Source: globalnews.ca : 2022-06-17 17:32:26 : Kathryn Mannie
Researchers believe they may have found ground zero for the deadliest plague in human history, the Black Death — pulling the veil off a mystery that has been shrouded for nearly 700 years.
A paper published in Nature on Wednesday details how a team of archaeologists and geneticists sequenced the genome of plague bacteria found in medieval corpses that predate the first plague outbreaks in Eurasia. The make-up of this ancient bacterial DNA has led researchers to believe it was the origin for almost all subsequent strains of bubonic plague.

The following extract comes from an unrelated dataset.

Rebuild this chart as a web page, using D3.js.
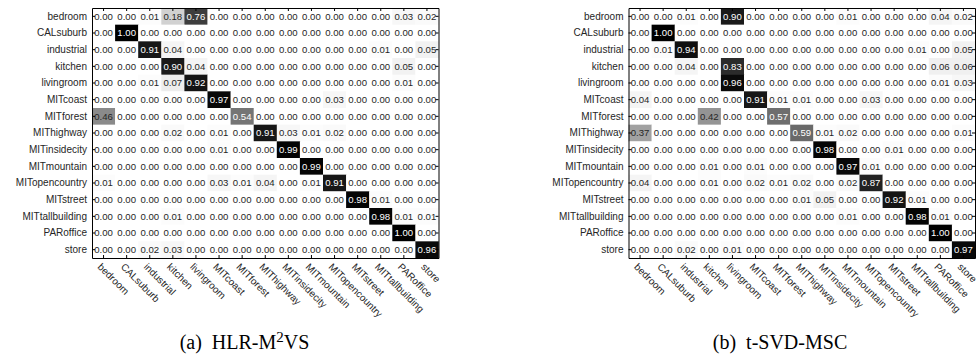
<!DOCTYPE html>
<html>
<head>
<meta charset="utf-8">
<script src="https://cdn.jsdelivr.net/npm/d3@7"></script>
<style>
  html, body { margin: 0; padding: 0; background: #fff; }
  svg { display: block; }
</style>
</head>
<body>
<svg id="chart" width="977" height="355"></svg>
<script>
const categories = ["bedroom","CALsuburb","industrial","kitchen","livingroom","MITcoast","MITforest","MIThighway","MITinsidecity","MITmountain","MITopencountry","MITstreet","MITtallbuilding","PARoffice","store"];

const valuesA = [
  [0.00,0.00,0.01,0.18,0.76,0.00,0.00,0.00,0.00,0.00,0.00,0.00,0.00,0.03,0.02],
  [0.00,1.00,0.00,0.00,0.00,0.00,0.00,0.00,0.00,0.00,0.00,0.00,0.00,0.00,0.00],
  [0.00,0.00,0.91,0.04,0.00,0.00,0.00,0.00,0.00,0.00,0.00,0.00,0.01,0.00,0.05],
  [0.00,0.00,0.00,0.90,0.04,0.00,0.00,0.00,0.00,0.00,0.00,0.00,0.00,0.05,0.00],
  [0.00,0.00,0.01,0.07,0.92,0.00,0.00,0.00,0.00,0.00,0.00,0.00,0.00,0.01,0.00],
  [0.00,0.00,0.00,0.00,0.00,0.97,0.00,0.00,0.00,0.00,0.03,0.00,0.00,0.00,0.00],
  [0.46,0.00,0.00,0.00,0.00,0.00,0.54,0.00,0.00,0.00,0.00,0.00,0.00,0.00,0.00],
  [0.00,0.00,0.00,0.02,0.00,0.01,0.00,0.91,0.03,0.01,0.02,0.00,0.00,0.00,0.00],
  [0.00,0.00,0.00,0.00,0.00,0.01,0.00,0.00,0.99,0.00,0.00,0.00,0.00,0.00,0.00],
  [0.00,0.00,0.00,0.00,0.00,0.00,0.00,0.00,0.00,0.99,0.00,0.00,0.00,0.00,0.00],
  [0.01,0.00,0.00,0.00,0.00,0.03,0.01,0.04,0.00,0.01,0.91,0.00,0.00,0.00,0.00],
  [0.00,0.00,0.00,0.00,0.00,0.00,0.00,0.00,0.00,0.00,0.00,0.98,0.01,0.00,0.00],
  [0.00,0.00,0.00,0.01,0.00,0.00,0.00,0.00,0.00,0.00,0.00,0.00,0.98,0.01,0.01],
  [0.00,0.00,0.00,0.00,0.00,0.00,0.00,0.00,0.00,0.00,0.00,0.00,0.00,1.00,0.00],
  [0.00,0.00,0.02,0.03,0.00,0.00,0.00,0.00,0.00,0.00,0.00,0.00,0.00,0.00,0.96]
];

const valuesB = [
  [0.00,0.00,0.01,0.00,0.90,0.00,0.00,0.00,0.00,0.01,0.00,0.00,0.00,0.04,0.02],
  [0.00,1.00,0.00,0.00,0.00,0.00,0.00,0.00,0.00,0.00,0.00,0.00,0.00,0.00,0.00],
  [0.00,0.01,0.94,0.00,0.00,0.00,0.00,0.00,0.00,0.00,0.00,0.00,0.01,0.00,0.05],
  [0.00,0.00,0.04,0.00,0.83,0.00,0.00,0.00,0.00,0.00,0.00,0.00,0.00,0.06,0.06],
  [0.00,0.00,0.00,0.00,0.96,0.00,0.00,0.00,0.00,0.00,0.00,0.00,0.00,0.01,0.03],
  [0.04,0.00,0.00,0.00,0.00,0.91,0.01,0.01,0.00,0.00,0.03,0.00,0.00,0.00,0.00],
  [0.00,0.00,0.00,0.42,0.00,0.00,0.57,0.00,0.00,0.00,0.00,0.00,0.00,0.00,0.00],
  [0.37,0.00,0.00,0.00,0.00,0.00,0.00,0.59,0.01,0.02,0.00,0.00,0.00,0.00,0.01],
  [0.00,0.00,0.00,0.00,0.00,0.00,0.00,0.00,0.98,0.00,0.00,0.01,0.00,0.00,0.00],
  [0.00,0.00,0.00,0.01,0.00,0.01,0.00,0.00,0.00,0.97,0.01,0.00,0.00,0.00,0.00],
  [0.04,0.00,0.00,0.01,0.00,0.02,0.01,0.02,0.00,0.02,0.87,0.00,0.00,0.00,0.00],
  [0.00,0.00,0.00,0.00,0.00,0.00,0.00,0.01,0.05,0.00,0.00,0.92,0.01,0.00,0.00],
  [0.00,0.00,0.00,0.00,0.00,0.00,0.00,0.00,0.00,0.01,0.00,0.00,0.98,0.01,0.00],
  [0.00,0.00,0.00,0.00,0.00,0.00,0.00,0.00,0.00,0.00,0.00,0.00,0.00,1.00,0.00],
  [0.00,0.00,0.02,0.00,0.01,0.00,0.00,0.00,0.00,0.00,0.00,0.00,0.00,0.00,0.97]
];

const captionA = ["(a)  HLR-M", "2", "VS"];
const captionB = ["(b)  t-SVD-MSC"];

const svg = d3.select("#chart");
const color = d3.scaleLinear().domain([0, 1]).range(["#ffffff", "#000000"]);
const labelFont = "'Liberation Sans', Arial, Helvetica, sans-serif";
const textColor = "#262626";

function drawPanel(values, x0, caption, captionX) {
  const w = 346.5, top = 8, bottom = 258;
  const x = d3.scaleBand().domain(categories).range([x0, x0 + w]);
  const y = d3.scaleBand().domain(categories).range([top, bottom]);
  const g = svg.append("g");

  const cells = [];
  values.forEach((row, i) => row.forEach((v, j) => cells.push({r: categories[i], c: categories[j], v})));

  g.selectAll("rect.cell").data(cells).join("rect")
    .attr("class", "cell")
    .attr("x", d => x(d.c))
    .attr("y", d => y(d.r))
    .attr("width", x.bandwidth() + 0.3)
    .attr("height", y.bandwidth() + 0.3)
    .attr("fill", d => color(d.v));

  g.selectAll("text.val").data(cells).join("text")
    .attr("class", "val")
    .attr("x", d => x(d.c) + x.bandwidth() / 2)
    .attr("y", d => y(d.r) + y.bandwidth() / 2)
    .attr("dy", "0.35em")
    .attr("text-anchor", "middle")
    .style("font-family", labelFont)
    .style("font-size", "9.6px")
    .attr("fill", d => d.v > 0.5 ? "#ffffff" : textColor)
    .text(d => d.v.toFixed(2));

  const styleAxis = sel => {
    sel.selectAll("path.domain").attr("stroke", "#000").attr("stroke-width", 1);
    sel.selectAll(".tick line").attr("stroke", "#000");
    sel.selectAll("text").style("font-family", labelFont).style("font-size", "10px").attr("fill", textColor);
    sel.attr("font-family", null).attr("font-size", null);
  };

  const left = g.append("g").attr("transform", `translate(${x0},0)`)
    .call(d3.axisLeft(y).tickSize(-3).tickSizeOuter(0).tickPadding(5));
  styleAxis(left);

  const right = g.append("g").attr("transform", `translate(${x0 + w},0)`)
    .call(d3.axisRight(y).tickSize(-3).tickSizeOuter(0).tickFormat(""));
  styleAxis(right);

  const topAx = g.append("g").attr("transform", `translate(0,${top})`)
    .call(d3.axisTop(x).tickSize(-3).tickSizeOuter(0).tickFormat(""));
  styleAxis(topAx);

  const bot = g.append("g").attr("transform", `translate(0,${bottom})`)
    .call(d3.axisBottom(x).tickSize(-3).tickSizeOuter(0));
  styleAxis(bot);
  bot.selectAll(".tick text")
    .attr("x", 0).attr("y", 0).attr("dy", 0)
    .attr("transform", "translate(-6.5,9.5) rotate(45)")
    .style("text-anchor", "start");

  const cap = svg.append("text")
    .attr("x", captionX)
    .attr("y", 349)
    .attr("text-anchor", "middle")
    .style("font-family", "'Liberation Serif', 'Times New Roman', serif")
    .style("font-size", "20px")
    .attr("fill", "#000")
    .attr("xml:space", "preserve");
  cap.append("tspan").text(caption[0]);
  if (caption.length > 1) {
    cap.append("tspan").attr("dy", -7).style("font-size", "15px").text(caption[1]);
    cap.append("tspan").attr("dy", 7).text(caption[2]);
  }
}

drawPanel(valuesA, 92, captionA, 244.5);
drawPanel(valuesB, 628.5, captionB, 780);
</script>
</body>
</html>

Samples of this original Yersinia pestis bacteria, the pathogen that causes bubonic plague, were found in northern Kyrgyzstan, in villages that were along the old Silk Road trade route in Central Asia.
The study began several years ago when Philip Slavin, an economic and environmental historian for the University of Stirling, came across records that a pair of 14th-century cemeteries had a significant amount of tombstones dated from 1338 to 1339. Ten of these tombstones explicitly referenced pestilence.

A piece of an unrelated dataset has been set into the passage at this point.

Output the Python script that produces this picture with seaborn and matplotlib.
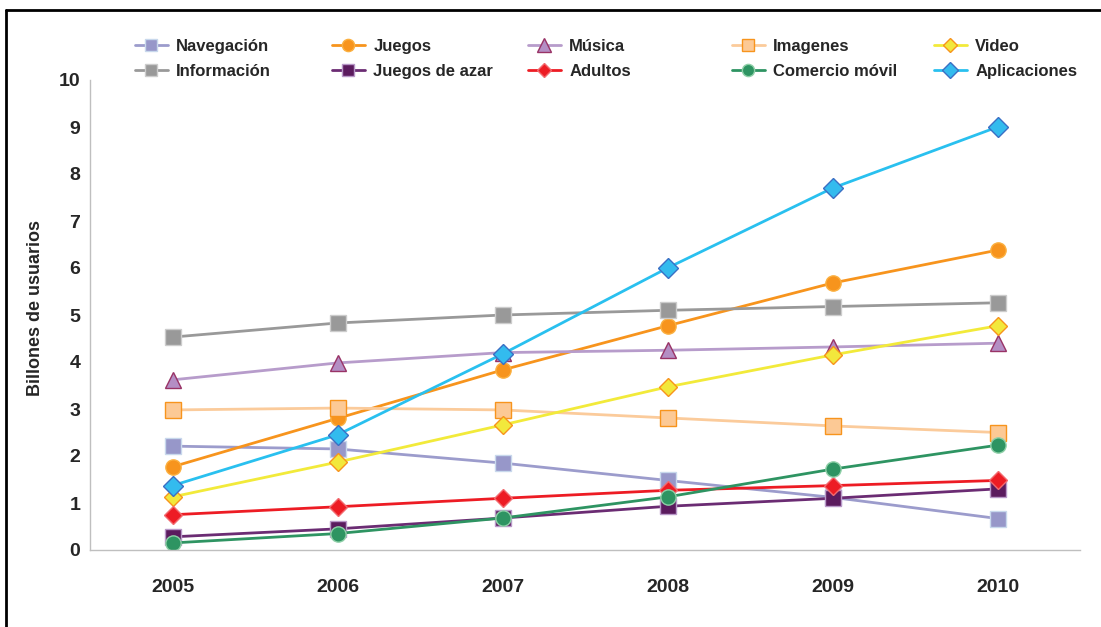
import numpy as np
import pandas as pd
import seaborn as sns
import matplotlib.pyplot as plt
from matplotlib.lines import Line2D

# Data
years = ["2005", "2006", "2007", "2008", "2009", "2010"]
navegacion = [2.21, 2.15, 1.85, 1.48, 1.12, 0.67]
juegos = [1.77, 2.80, 3.83, 4.77, 5.68, 6.38]
musica = [3.62, 3.98, 4.20, 4.25, 4.32, 4.40]
imagenes = [2.98, 3.02, 2.98, 2.81, 2.64, 2.50]
video = [1.13, 1.87, 2.66, 3.47, 4.15, 4.77]
informacion = [4.53, 4.83, 5.00, 5.10, 5.18, 5.26]
juegos_azar = [0.28, 0.45, 0.68, 0.93, 1.10, 1.30]
adultos = [0.75, 0.92, 1.10, 1.27, 1.37, 1.48]
comercio = [0.15, 0.35, 0.68, 1.13, 1.72, 2.23]
aplicaciones = [1.37, 2.45, 4.17, 6.00, 7.70, 9.00]

# name, values, line colour, marker, marker face, marker edge, marker size
series = [
    ("Navegación", navegacion, "#9c9ccc", "s", "#9797c9", "#c8d8ec", 11),
    ("Juegos", juegos, "#f7941d", "o", "#f7941d", "#fbb040", 11),
    ("Música", musica, "#b79ccb", "^", "#b48ec4", "#993366", 12),
    ("Imagenes", imagenes, "#fbcb9b", "s", "#fcc995", "#f7941d", 11),
    ("Video", video, "#f2ea3a", "D", "#f2e83c", "#f7941d", 9),
    ("Información", informacion, "#999999", "s", "#999999", "#cccccc", 11),
    ("Juegos de azar", juegos_azar, "#6b2c73", "s", "#5b1b5e", "#b898c8", 11),
    ("Adultos", adultos, "#ed1c24", "D", "#ed1c24", "#f26a6f", 9),
    ("Comercio móvil", comercio, "#2e9462", "o", "#2e9462", "#8fd0a8", 11),
    ("Aplicaciones", aplicaciones, "#29c0ef", "D", "#33bbee", "#3a6fc4", 10),
]

sns.set_style("white")
plt.rcParams["font.family"] = ["Liberation Sans", "DejaVu Sans"]

fig = plt.figure(figsize=(11.01, 6.27), dpi=100)
ax = fig.add_axes([90 / 1101, 77 / 627, 990 / 1101, 470 / 627])

x = np.arange(len(years))
handles = []
for name, vals, lc, mk, mf, me, ms in series:
    df = pd.DataFrame({"x": x, "y": vals})
    sns.lineplot(data=df, x="x", y="y", ax=ax, color=lc, linewidth=2,
                 marker=mk, markersize=ms, markerfacecolor=mf,
                 markeredgecolor=me, markeredgewidth=1)
    handles.append(Line2D([], [], color=lc, linewidth=2, marker=mk,
                          markersize=ms * 0.8, markerfacecolor=mf,
                          markeredgecolor=me, markeredgewidth=1, label=name))

ax.set_xlim(-0.5, 5.5)
ax.set_ylim(0, 10)
ax.set_xticks(x)
ax.set_xticklabels(years, fontsize=14, fontweight="bold")
ax.set_xticks(np.arange(-0.5, 6.0, 1.0), minor=True)
ax.tick_params(axis="x", which="major", length=0, pad=21)
ax.tick_params(axis="x", which="minor", length=6, color="#bfbfbf", direction="out")
ax.set_yticks(range(0, 11))
ax.set_yticklabels([str(v) for v in range(0, 11)], fontsize=14, fontweight="bold")
ax.tick_params(axis="y", length=6, color="#bfbfbf", direction="out", pad=1)
ax.set_xlabel("")
ax.set_ylabel("Billones de usuarios", fontsize=13, fontweight="bold")
ax.yaxis.set_label_coords(-46 / 990, 0.515)

for side in ["top", "right"]:
    ax.spines[side].set_visible(False)
for side in ["left", "bottom"]:
    ax.spines[side].set_color("#bfbfbf")
    ax.spines[side].set_linewidth(1)

# legend: 5 columns, 2 rows
col_x = [128, 325, 521, 725, 927]
for i, cx in enumerate(col_x):
    fig.legend(handles=[handles[i], handles[i + 5]], loc="upper left",
               bbox_to_anchor=(cx / 1101, 1 - 32 / 627), frameon=False,
               prop={"weight": "bold", "size": 12}, handlelength=2.0,
               handletextpad=0.5, labelspacing=0.6, borderaxespad=0)

# outer frame (top and left edges visible)
fig.add_artist(Line2D([6 / 1101, 1], [1 - 10 / 627, 1 - 10 / 627],
                      color="black", linewidth=2, transform=fig.transFigure))
fig.add_artist(Line2D([6 / 1101, 6 / 1101], [0, 1 - 10 / 627],
                      color="black", linewidth=2, transform=fig.transFigure))

fig.savefig("out.png", dpi=100)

This was unusual because, prior to this study, the earliest deaths associated with the plague were in 1346 in the Crimean Peninsula.
“When you have one or two years with excess mortality, it means something funny is going on there,” Slavin said at a news conference.
The cemeteries are known as Kara-Djigach and Burana, and are situated in the foothills of the Tian Shan mountains. The burial grounds once serviced a medieval Nestorian Christian community in the Chu Valley but were excavated in the late 1800s. The bodies were all moved to St. Petersburg, Russia.
Led by archaeogeneticist Maria Spyrou, the research team sequenced DNA from the teeth of seven people whose bodies were recovered from the two sites. Three of the bodies from Kara-Djigach still contained Yersinia pestis.
By reconstructing two full Y. pestis genomes found in the ancient bodies, the researchers were able to determine that they are the direct ancestors of strains that sparked the Black Death pandemic that ravaged its way through Europe, Asia, the Middle East and North Africa.
A man who died in 2011 from a strain of Y. pestis was also linked to this original bacteria. The team believes their ancient DNA is also the ancestor of most Y. pestis strains that are still present today.
“Our finding that the Black Death originated in Central Asia in the 1330s puts centuries-old debates to rest,” Slavin said of the study.
“It is like finding the place where all the strains come together, like with coronavirus where we have Alpha, Delta, Omicron all coming from this strain in Wuhan,” says Johannes Krause, a co-lead of the study and a palaeogeneticist at the Max Planck Institute for Evolutionary Anthropology.
The Silk Road was an overland route for caravans carrying a panoply of goods back and forth from China through the cities of Central Asia to points including the Byzantine capital Constantinople and Persia. It also may have served as a conduit of death if the pathogen hitched a ride on the caravans.
“There have been a number of different hypotheses suggesting that the pandemic may have originated in East Asia, specifically China, in Central Asia, in India, or even close to where the first outbreaks were documented in 1346 in the Black Sea and Caspian Sea regions,” Spyrou said.
“We know that trade was likely a determining factor to the dispersal of plague into Europe during the beginning of the Black Death. It is reasonable to hypothesize that similar processes determined the spread of the disease from Central Asia to the Black Sea between 1338 and 1346,” Spyrou added.
The region in northern Kyrgyzstan where this early form of the plague can be traced to was likely involved in international trade. Fine goods such as pearls, coins and clothing from foreign locales have been uncovered there so it may have been a stopover location for long-distance caravans.
Pandemic origins are hotly contested, as evidenced by the debate over the current COVID-19 pandemic’s emergence.
The Black Death was the deadliest pandemic on record. It may have killed 50 to 60 per cent of the population in parts of Western Europe and 50 per cent in the Middle East, combining for about 50 to 60 million deaths, Slavin said. An “unaccountable number” of people also died in the Caucasus, Iran and Central Asia, he added.
Bubonic plague, untreatable at the time but now curable using antibiotics, caused swollen lymph nodes with blood and pus seeping out, with the infection spreading to the blood and lungs.
Rodents are the natural reservoir for Y. pestis, and humans develop bubonic plague only when a vector such as a flea passes on the infection. Krause suspects that humans’ close contact with infected marmots sparked the Kyrgyzstan epidemic, whereas immunologically naive rat populations in Europe fuelled the Black Death.
“We found that the closest living relatives of that Y. pestis strain that gave rise to the Black Death are still found in marmots in that region today,” Krause said.